I took all of my annual costs, broke them down into monthly costs, and then broke them further into daily costs. Here is what I am paying every single day to afford my life.
$13,000 a year or $1083/month or $36.11/day
$12,000 a year or $1000 a month or $33.33 a day. And that is with no mortgage or rent!
- Big maintenance projects such as painting, heating systems, doors and windows or roof: $3600/year or $10/day
- Small maintenance such as repairing the furnace or replacing a faucet: $800/year or $2.22 /day
- Property tax: $2273/year or $6.31/day
- Home insurance: $1312/year or $3.64/day
- Electricity and heat: $2064/year or $5.73/day
- Water: $804/year or $2.23/day
- Appliances and electronics (mostly replacements): $300/year or $0.83/day
- Yard, garden and bird feeders: $275/year or $0.76/day
- Miscellaneous household (everything from light bulbs to Christmas trees): $575/year or $1.60/day
$6600/year or $550/month or $18.33/day
This includes real food for making meals, snacks, cleaning supplies, paper goods, personal care items, cat food and litter, and a Costco membership.

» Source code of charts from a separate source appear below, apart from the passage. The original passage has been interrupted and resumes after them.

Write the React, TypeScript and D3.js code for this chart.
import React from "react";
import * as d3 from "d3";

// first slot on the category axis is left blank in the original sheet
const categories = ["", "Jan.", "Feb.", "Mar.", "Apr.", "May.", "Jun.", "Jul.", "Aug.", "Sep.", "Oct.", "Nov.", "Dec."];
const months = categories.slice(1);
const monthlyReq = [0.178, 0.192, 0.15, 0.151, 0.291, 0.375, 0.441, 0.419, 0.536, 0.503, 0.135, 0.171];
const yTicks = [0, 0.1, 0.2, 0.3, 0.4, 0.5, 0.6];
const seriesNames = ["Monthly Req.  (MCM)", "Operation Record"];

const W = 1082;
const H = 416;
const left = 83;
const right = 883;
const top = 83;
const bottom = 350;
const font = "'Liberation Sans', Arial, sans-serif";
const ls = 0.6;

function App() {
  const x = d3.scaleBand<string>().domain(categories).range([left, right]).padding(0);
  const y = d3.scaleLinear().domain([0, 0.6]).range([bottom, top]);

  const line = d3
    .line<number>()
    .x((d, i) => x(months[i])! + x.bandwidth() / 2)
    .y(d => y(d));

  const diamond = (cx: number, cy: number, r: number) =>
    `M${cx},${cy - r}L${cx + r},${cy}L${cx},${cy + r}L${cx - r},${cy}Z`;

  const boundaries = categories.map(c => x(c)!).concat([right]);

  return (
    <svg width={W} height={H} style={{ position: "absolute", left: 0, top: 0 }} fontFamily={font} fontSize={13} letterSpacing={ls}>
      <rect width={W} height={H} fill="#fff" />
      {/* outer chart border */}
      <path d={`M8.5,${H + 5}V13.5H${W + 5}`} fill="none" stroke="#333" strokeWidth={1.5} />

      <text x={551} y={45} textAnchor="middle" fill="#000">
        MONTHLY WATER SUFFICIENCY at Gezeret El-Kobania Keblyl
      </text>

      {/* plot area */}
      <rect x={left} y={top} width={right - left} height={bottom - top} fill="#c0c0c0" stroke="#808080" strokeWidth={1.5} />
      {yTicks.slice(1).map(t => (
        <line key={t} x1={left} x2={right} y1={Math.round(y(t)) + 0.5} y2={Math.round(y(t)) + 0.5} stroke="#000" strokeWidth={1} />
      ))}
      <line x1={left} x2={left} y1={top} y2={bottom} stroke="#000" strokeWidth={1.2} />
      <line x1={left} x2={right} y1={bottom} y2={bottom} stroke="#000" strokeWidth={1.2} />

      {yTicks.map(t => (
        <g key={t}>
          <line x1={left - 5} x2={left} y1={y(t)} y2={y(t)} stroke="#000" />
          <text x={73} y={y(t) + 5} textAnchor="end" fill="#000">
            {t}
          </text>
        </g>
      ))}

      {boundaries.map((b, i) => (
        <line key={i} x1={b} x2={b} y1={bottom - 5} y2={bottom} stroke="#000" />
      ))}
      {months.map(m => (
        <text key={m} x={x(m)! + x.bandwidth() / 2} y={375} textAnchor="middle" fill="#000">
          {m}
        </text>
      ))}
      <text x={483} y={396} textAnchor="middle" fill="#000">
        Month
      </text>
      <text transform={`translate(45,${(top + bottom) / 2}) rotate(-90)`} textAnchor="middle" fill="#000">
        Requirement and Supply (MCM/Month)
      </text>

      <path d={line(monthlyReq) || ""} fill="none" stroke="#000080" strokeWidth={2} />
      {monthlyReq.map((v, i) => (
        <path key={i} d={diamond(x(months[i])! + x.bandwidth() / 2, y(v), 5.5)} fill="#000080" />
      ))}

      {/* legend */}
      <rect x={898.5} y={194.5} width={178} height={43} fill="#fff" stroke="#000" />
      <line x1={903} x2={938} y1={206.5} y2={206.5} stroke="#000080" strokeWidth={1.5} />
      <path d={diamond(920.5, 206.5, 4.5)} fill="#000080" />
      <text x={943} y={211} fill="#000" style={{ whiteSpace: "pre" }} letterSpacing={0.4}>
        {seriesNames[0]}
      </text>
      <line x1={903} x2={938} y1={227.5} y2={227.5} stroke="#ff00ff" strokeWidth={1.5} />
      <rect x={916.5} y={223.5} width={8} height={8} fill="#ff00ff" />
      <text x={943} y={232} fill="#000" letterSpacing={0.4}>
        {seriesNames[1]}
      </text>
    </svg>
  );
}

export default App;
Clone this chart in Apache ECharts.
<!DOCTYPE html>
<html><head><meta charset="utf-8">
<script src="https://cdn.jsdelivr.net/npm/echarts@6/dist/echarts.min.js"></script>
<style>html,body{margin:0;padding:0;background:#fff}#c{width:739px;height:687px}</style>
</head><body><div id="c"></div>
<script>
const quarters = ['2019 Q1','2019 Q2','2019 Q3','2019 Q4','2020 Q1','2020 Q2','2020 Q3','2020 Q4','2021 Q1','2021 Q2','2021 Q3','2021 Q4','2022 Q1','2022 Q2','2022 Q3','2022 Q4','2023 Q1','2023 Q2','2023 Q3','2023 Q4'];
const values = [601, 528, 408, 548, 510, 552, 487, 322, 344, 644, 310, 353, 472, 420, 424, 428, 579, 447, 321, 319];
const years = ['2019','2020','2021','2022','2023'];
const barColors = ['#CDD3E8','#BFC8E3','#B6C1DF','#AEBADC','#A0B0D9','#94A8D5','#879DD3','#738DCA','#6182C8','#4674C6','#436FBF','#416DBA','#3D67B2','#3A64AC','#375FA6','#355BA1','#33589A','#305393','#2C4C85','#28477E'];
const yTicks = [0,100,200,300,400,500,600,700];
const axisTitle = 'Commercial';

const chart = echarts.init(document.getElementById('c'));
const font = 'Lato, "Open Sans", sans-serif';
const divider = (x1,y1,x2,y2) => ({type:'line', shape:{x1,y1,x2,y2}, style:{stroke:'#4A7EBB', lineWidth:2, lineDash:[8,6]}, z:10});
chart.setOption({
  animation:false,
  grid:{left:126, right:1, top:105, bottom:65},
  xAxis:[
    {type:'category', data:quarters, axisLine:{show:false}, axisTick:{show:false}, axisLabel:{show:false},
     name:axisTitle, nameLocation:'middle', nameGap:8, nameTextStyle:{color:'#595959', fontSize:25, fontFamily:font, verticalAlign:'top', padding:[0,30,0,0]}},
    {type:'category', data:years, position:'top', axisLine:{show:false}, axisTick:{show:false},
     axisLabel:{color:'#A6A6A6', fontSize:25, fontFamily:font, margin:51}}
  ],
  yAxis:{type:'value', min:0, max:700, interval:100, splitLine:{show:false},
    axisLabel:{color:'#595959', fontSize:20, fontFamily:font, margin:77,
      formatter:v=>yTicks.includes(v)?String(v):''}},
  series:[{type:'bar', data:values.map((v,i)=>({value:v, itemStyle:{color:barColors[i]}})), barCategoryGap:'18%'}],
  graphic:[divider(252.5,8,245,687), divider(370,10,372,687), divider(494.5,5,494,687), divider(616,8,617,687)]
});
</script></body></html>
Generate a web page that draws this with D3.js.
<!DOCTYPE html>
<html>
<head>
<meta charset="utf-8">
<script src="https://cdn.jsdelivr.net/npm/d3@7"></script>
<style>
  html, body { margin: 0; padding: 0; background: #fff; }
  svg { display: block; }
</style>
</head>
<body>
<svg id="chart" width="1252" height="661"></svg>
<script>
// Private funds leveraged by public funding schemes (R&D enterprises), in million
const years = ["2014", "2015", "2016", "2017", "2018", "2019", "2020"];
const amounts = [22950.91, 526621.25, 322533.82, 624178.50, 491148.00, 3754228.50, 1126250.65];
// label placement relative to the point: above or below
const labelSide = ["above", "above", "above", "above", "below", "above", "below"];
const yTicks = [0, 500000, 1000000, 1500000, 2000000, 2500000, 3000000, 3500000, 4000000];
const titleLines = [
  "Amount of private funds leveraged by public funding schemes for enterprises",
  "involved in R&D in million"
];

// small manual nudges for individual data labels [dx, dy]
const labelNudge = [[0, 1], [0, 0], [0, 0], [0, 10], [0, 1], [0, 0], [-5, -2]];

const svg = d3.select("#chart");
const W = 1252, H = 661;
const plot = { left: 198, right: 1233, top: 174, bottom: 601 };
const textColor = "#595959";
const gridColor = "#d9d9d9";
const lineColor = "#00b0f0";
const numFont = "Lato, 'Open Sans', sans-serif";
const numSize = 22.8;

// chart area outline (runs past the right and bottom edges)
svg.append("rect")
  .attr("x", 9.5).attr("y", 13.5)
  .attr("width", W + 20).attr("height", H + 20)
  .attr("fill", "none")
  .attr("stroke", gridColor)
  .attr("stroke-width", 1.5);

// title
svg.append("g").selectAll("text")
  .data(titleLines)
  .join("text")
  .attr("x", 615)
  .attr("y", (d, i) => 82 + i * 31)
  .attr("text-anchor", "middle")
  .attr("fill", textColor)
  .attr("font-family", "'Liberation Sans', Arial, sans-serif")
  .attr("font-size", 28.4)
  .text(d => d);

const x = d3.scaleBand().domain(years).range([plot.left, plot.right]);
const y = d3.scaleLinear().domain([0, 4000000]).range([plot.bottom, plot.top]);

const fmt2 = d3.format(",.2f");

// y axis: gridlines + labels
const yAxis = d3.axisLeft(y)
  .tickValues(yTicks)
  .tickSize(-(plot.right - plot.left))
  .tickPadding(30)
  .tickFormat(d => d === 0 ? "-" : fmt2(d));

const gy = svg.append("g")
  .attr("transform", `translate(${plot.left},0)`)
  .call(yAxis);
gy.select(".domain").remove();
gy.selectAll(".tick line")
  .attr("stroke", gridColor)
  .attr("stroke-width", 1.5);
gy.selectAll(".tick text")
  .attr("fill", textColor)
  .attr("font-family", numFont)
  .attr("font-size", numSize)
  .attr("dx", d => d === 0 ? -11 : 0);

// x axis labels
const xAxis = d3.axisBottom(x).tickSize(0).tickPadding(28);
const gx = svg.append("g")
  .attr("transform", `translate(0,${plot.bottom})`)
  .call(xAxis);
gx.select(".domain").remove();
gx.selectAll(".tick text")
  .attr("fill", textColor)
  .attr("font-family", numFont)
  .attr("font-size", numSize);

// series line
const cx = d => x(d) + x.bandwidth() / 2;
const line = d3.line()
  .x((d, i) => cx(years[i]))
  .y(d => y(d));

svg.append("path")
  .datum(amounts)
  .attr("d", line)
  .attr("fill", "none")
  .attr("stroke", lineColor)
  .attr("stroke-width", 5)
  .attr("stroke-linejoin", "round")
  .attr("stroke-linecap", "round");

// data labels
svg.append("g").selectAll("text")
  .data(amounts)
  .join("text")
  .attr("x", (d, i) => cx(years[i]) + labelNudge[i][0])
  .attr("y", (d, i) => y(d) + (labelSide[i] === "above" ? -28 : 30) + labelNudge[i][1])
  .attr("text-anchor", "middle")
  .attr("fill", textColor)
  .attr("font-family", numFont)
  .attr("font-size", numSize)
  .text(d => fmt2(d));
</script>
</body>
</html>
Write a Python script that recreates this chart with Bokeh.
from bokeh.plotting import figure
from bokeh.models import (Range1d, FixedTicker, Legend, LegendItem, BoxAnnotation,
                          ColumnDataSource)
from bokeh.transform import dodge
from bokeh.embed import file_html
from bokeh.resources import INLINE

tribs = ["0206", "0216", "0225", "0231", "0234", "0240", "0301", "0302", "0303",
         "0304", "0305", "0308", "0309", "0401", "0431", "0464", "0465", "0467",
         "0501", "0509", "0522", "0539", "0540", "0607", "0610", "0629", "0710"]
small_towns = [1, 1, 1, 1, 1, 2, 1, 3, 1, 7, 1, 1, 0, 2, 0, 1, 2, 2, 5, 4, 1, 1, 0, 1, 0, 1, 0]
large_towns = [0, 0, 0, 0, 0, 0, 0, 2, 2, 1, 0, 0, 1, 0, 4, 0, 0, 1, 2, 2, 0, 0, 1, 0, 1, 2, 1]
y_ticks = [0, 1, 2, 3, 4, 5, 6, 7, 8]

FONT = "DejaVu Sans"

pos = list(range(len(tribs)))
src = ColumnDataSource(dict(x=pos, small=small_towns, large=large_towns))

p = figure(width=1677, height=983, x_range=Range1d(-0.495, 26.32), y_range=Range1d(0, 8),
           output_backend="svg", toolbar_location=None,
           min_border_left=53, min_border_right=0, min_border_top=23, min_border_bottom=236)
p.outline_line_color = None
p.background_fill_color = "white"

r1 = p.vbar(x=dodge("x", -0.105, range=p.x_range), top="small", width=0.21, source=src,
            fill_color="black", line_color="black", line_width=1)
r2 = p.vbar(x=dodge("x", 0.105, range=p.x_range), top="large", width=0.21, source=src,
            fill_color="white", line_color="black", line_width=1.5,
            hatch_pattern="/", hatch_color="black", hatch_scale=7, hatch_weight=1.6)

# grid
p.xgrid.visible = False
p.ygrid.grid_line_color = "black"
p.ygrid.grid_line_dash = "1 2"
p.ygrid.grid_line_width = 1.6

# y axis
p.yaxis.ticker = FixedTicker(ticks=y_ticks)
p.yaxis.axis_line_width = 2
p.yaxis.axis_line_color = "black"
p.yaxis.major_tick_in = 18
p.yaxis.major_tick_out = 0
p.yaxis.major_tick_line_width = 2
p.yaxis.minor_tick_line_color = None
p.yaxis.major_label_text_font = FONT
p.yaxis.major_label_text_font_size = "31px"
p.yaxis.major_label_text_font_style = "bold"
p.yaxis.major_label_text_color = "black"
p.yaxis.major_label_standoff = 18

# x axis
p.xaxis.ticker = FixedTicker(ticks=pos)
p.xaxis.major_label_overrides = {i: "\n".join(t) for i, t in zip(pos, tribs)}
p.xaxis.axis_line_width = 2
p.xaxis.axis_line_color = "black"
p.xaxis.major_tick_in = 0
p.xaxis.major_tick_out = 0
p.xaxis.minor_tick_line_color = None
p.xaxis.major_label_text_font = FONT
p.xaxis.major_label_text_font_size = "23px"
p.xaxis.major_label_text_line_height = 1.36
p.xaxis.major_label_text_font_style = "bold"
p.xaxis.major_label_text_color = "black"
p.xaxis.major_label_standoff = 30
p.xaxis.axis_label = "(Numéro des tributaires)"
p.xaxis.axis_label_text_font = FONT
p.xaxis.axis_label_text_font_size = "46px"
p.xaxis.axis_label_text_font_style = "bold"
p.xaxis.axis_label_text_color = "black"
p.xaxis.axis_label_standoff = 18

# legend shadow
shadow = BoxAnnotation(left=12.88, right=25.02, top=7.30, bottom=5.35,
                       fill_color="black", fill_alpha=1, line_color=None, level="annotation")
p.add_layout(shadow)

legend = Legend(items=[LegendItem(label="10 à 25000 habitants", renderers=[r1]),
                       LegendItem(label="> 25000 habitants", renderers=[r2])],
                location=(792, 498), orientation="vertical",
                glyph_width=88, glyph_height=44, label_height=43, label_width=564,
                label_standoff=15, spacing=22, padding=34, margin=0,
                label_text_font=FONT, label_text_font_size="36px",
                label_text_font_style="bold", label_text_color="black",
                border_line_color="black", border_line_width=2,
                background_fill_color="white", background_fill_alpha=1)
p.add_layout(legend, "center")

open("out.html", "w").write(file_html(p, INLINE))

$6300/year or $525/month or $17.50/day
This covers our annual trips to Sussex, UK and Toronto, Canada to visit relatives. The past two years we have added extra trips and the costs have been higher.
$4800/year or $400/month or $13.33/day
We have an adult child who currently needs support. No excuses or apologies provided.
$3100/year or $258.33/month or $8.61/day
Because I enjoy it. Includes birthdays, Christmas and all occasions.
$3000/year, $250/month or $8.33/day
Includes clothes, gym membership, hair cuts, health and dental care (very minimal costs), cell phone and work expenses.
- Out of the house entertainment:
$2744/year, $229/month or $7.63/day
Includes concerts, movies, plays, museums, festivals, dining out and coffee shop visits.
- At home entertainment:
$1918/year, $160/month or $5.33/day
Includes Internet and land line, books and magazines, music streaming service and (minor) blog expenses. No cable TV.
$2538/year, $211.50/month or $7.06/day
Just for my car, not Rom’s. No car payments. Includes insurance, maintenance, gas, bridge tolls, parking (insignificant), license and registration.
$2400/year, $200/month or $6.67/day
and finally Miscellaneous
$348/year, $29/month or $0.97/day
Includes odds-n-ends like bank charges, postage, printer ink and cash that is unaccounted for.
Whew! After all that, I feel like I could finance a small country. Ha ha! It helps me to know these figures because it gives me actual data for work/life balance. If I wanted to live on less income, which expenses could I give up? Does it cost more to own a house or to rent? What will the budget look like when I am drawing down savings instead of adding to them? What shift will I make when it’s time for new car payments again? If I had to decrease charity, gifts or entertainment, which would it be?
I could be glib and say that after this “background” outflow of cash every day, No Spend Days are pointless. Not true, though. I’ve set my budget priorities and it’s important to me to fund them, and not let my income trickle away on categories that are unimportant to me.
Do you try to have No Spend Days? Do you know how much you spend each year on your house or car or kids?